• [Supplied records]
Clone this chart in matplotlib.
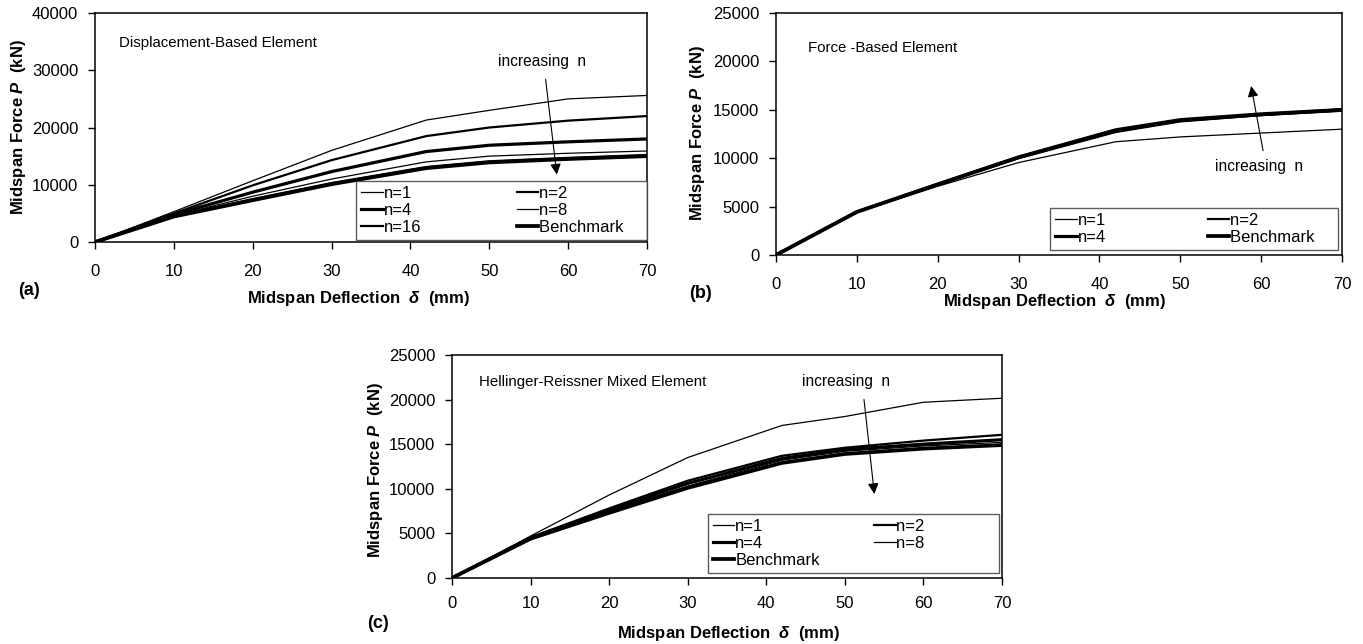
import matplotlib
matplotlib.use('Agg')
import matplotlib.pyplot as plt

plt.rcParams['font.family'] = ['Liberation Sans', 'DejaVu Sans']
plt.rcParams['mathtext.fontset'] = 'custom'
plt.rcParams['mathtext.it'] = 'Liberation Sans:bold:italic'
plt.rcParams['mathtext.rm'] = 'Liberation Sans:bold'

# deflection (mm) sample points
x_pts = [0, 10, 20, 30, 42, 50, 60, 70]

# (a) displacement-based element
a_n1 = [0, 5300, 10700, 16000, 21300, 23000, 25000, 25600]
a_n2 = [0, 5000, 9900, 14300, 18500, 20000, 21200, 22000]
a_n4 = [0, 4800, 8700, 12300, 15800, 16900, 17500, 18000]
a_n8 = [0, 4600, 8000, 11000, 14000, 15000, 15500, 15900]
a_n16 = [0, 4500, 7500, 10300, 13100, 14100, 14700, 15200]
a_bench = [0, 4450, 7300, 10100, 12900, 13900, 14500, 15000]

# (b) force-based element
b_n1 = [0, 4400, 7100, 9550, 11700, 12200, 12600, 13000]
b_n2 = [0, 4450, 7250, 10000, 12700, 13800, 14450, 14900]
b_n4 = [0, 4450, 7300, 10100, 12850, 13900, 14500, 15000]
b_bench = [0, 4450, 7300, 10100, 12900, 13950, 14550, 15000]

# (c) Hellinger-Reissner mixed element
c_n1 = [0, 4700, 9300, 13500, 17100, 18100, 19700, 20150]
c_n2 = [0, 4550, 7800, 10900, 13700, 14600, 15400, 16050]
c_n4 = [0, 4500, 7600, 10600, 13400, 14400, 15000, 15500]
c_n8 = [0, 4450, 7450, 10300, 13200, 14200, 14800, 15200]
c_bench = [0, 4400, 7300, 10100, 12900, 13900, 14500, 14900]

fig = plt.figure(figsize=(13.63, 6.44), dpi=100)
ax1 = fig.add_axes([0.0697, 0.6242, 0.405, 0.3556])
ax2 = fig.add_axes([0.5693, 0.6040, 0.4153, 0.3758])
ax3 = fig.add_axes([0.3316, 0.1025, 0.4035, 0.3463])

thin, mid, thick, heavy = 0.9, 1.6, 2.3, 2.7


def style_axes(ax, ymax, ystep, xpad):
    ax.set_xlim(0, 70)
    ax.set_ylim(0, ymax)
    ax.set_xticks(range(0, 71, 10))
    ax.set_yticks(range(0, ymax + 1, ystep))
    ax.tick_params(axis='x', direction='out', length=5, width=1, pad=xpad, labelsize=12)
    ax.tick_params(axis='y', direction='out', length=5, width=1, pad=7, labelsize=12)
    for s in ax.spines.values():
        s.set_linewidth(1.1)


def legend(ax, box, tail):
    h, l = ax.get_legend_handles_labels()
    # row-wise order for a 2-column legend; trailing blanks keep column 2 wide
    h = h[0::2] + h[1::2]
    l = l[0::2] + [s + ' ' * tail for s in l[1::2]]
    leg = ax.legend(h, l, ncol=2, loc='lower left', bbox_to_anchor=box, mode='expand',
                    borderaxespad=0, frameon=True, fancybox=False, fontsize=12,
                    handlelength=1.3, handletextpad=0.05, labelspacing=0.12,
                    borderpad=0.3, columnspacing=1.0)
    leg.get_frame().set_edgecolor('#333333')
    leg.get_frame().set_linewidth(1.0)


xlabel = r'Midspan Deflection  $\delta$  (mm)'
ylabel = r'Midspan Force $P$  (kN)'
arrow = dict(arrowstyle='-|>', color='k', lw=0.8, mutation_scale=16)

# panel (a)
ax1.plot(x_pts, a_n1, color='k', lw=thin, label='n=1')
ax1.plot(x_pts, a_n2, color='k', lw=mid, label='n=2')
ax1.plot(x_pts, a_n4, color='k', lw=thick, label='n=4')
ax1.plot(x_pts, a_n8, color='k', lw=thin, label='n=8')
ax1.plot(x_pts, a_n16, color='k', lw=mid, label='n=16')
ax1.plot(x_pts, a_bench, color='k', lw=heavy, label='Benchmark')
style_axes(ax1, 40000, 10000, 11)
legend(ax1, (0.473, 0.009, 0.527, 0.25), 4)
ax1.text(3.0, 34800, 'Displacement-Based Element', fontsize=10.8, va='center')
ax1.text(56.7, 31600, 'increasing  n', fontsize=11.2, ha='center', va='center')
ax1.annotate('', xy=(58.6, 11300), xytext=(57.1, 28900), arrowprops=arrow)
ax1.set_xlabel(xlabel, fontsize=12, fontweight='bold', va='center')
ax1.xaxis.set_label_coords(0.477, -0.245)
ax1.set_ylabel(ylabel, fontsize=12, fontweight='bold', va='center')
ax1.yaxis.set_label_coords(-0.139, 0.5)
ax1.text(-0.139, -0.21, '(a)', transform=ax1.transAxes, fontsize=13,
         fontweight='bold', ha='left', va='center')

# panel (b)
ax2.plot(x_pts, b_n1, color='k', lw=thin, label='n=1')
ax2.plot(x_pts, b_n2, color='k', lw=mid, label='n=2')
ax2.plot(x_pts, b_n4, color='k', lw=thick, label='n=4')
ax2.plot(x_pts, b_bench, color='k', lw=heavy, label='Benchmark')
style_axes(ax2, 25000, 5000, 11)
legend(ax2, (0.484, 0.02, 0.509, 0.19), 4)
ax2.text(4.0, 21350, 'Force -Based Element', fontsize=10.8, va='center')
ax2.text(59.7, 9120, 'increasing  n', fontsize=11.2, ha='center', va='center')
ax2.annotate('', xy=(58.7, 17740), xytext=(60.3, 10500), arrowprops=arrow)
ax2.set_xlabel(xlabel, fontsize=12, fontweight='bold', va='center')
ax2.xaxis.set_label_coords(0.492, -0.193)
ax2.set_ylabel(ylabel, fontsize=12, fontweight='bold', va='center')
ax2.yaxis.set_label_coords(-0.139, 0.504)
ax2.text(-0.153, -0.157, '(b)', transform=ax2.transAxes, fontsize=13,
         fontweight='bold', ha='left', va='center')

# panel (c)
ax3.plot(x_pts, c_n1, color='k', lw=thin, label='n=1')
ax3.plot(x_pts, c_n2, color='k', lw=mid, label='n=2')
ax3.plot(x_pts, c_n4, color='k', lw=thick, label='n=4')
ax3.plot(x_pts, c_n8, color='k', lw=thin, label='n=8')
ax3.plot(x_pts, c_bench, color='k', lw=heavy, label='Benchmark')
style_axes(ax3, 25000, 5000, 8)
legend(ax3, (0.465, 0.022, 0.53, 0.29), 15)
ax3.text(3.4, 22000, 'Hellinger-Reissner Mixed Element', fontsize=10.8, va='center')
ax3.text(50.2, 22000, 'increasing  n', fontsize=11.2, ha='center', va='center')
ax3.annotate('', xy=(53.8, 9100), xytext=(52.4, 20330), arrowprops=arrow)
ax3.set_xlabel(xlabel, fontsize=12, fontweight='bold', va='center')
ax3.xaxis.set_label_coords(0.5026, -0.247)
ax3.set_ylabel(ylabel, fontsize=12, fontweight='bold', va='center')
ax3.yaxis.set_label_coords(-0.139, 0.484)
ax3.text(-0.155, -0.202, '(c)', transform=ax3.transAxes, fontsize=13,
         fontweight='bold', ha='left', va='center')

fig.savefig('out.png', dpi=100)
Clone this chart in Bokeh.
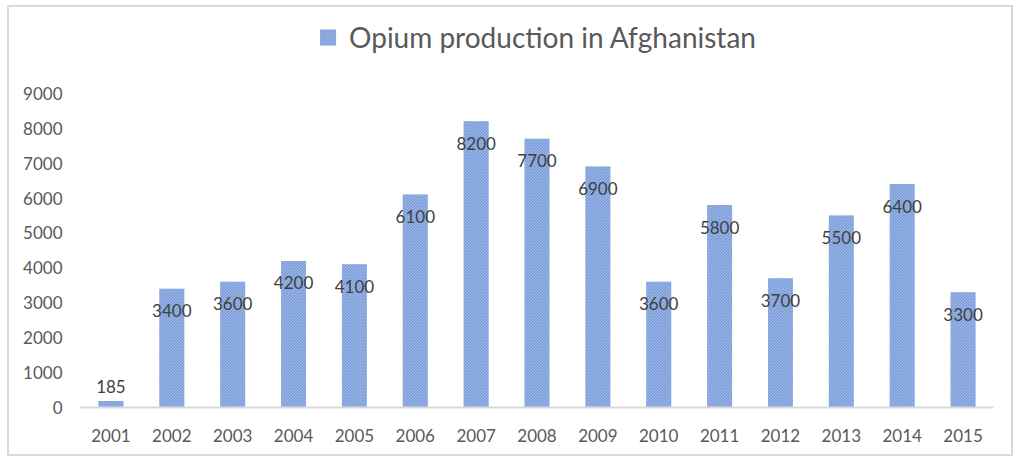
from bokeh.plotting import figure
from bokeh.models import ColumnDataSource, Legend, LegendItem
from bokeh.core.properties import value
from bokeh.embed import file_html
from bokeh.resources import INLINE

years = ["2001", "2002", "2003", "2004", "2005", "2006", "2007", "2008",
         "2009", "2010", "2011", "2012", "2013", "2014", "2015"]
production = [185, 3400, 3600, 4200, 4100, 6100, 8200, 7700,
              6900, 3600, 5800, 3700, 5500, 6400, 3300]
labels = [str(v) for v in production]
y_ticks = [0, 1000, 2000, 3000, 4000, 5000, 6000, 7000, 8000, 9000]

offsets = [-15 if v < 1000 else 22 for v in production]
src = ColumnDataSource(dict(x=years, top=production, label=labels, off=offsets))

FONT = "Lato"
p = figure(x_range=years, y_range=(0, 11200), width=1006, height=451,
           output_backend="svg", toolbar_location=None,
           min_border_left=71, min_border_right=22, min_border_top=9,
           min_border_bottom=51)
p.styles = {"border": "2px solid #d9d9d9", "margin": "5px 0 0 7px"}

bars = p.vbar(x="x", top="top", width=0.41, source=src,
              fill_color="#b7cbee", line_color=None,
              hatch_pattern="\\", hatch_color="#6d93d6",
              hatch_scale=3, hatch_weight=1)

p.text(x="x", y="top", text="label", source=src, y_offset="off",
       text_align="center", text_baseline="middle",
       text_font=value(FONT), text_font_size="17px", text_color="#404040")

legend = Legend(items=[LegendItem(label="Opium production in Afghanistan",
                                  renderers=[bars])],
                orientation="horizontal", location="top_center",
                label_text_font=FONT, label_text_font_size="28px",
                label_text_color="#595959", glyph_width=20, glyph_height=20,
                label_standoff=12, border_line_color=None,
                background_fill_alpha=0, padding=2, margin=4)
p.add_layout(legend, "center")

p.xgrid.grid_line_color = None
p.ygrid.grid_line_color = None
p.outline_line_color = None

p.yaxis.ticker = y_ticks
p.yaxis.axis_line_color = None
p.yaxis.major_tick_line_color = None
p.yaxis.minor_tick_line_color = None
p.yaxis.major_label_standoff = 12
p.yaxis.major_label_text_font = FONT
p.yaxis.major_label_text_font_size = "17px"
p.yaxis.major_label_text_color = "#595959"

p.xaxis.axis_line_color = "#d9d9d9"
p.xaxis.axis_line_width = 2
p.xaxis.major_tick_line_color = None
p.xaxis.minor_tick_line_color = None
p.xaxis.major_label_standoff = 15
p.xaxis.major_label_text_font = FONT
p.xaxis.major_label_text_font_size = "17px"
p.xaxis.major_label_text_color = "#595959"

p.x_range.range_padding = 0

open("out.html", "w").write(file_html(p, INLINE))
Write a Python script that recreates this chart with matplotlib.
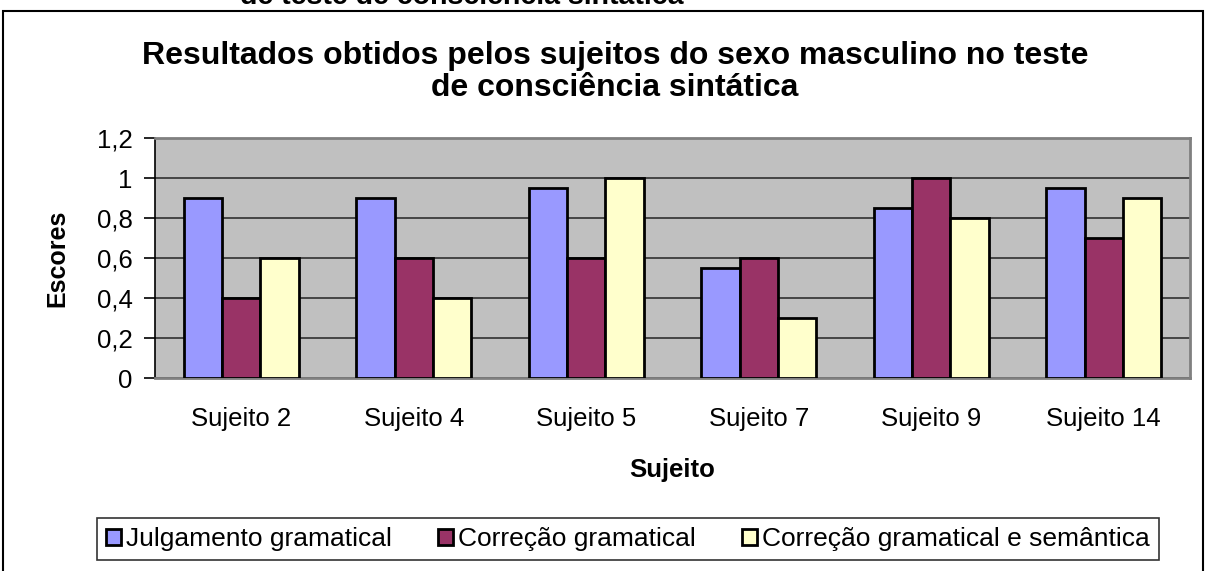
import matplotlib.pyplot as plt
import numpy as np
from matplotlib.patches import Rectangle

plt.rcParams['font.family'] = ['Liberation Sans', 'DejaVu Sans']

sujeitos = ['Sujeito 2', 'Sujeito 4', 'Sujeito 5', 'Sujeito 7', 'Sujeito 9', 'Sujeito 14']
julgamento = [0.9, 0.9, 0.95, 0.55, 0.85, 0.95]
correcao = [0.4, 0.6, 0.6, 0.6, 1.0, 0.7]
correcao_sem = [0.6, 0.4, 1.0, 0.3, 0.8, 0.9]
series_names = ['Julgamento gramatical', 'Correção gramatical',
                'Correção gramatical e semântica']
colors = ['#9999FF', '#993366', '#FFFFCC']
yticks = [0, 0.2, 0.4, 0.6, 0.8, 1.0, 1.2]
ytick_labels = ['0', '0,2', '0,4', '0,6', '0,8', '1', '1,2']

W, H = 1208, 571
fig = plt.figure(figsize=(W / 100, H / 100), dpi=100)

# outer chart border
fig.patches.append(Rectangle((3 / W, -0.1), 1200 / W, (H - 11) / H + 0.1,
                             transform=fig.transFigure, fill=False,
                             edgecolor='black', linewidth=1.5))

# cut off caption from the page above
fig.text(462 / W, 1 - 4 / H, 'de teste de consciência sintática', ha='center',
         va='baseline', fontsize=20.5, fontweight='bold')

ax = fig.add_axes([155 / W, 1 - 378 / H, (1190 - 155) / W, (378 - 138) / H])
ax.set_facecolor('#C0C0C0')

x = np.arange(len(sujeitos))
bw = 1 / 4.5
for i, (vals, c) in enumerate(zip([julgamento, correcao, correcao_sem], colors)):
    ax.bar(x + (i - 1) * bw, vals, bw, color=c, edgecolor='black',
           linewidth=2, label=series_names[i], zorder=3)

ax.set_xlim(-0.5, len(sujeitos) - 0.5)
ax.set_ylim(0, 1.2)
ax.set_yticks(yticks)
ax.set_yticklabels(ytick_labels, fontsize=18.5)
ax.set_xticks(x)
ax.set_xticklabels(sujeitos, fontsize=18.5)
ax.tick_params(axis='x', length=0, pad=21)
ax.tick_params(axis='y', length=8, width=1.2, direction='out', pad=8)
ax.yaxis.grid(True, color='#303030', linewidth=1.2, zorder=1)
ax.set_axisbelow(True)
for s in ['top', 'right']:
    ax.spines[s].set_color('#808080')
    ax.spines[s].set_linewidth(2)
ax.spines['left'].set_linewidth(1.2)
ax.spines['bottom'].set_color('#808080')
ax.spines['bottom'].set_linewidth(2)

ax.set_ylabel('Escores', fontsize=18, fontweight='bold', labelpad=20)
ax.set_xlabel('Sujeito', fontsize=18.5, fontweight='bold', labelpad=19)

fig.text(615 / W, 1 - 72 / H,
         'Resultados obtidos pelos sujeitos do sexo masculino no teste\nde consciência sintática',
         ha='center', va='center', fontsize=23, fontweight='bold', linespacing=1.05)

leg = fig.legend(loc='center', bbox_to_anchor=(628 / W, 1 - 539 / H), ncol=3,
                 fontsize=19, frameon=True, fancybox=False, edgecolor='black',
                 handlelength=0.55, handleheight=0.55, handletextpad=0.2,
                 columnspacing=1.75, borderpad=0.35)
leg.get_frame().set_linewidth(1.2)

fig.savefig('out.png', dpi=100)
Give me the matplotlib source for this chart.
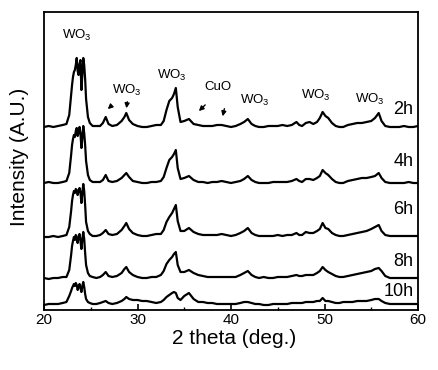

• [Requirements] Start at the line with "Clone this chart in Bokeh.", stop at the line with "top=production, label=labels, off=offsets))", both lines included, and repeat that span exactly without its pictures.

• [Task result]
Clone this chart in Bokeh.
from bokeh.plotting import figure
from bokeh.models import ColumnDataSource, Legend, LegendItem
from bokeh.core.properties import value
from bokeh.embed import file_html
from bokeh.resources import INLINE

years = ["2001", "2002", "2003", "2004", "2005", "2006", "2007", "2008",
         "2009", "2010", "2011", "2012", "2013", "2014", "2015"]
production = [185, 3400, 3600, 4200, 4100, 6100, 8200, 7700,
              6900, 3600, 5800, 3700, 5500, 6400, 3300]
labels = [str(v) for v in production]
y_ticks = [0, 1000, 2000, 3000, 4000, 5000, 6000, 7000, 8000, 9000]

offsets = [-15 if v < 1000 else 22 for v in production]
src = ColumnDataSource(dict(x=years, top=production, label=labels, off=offsets))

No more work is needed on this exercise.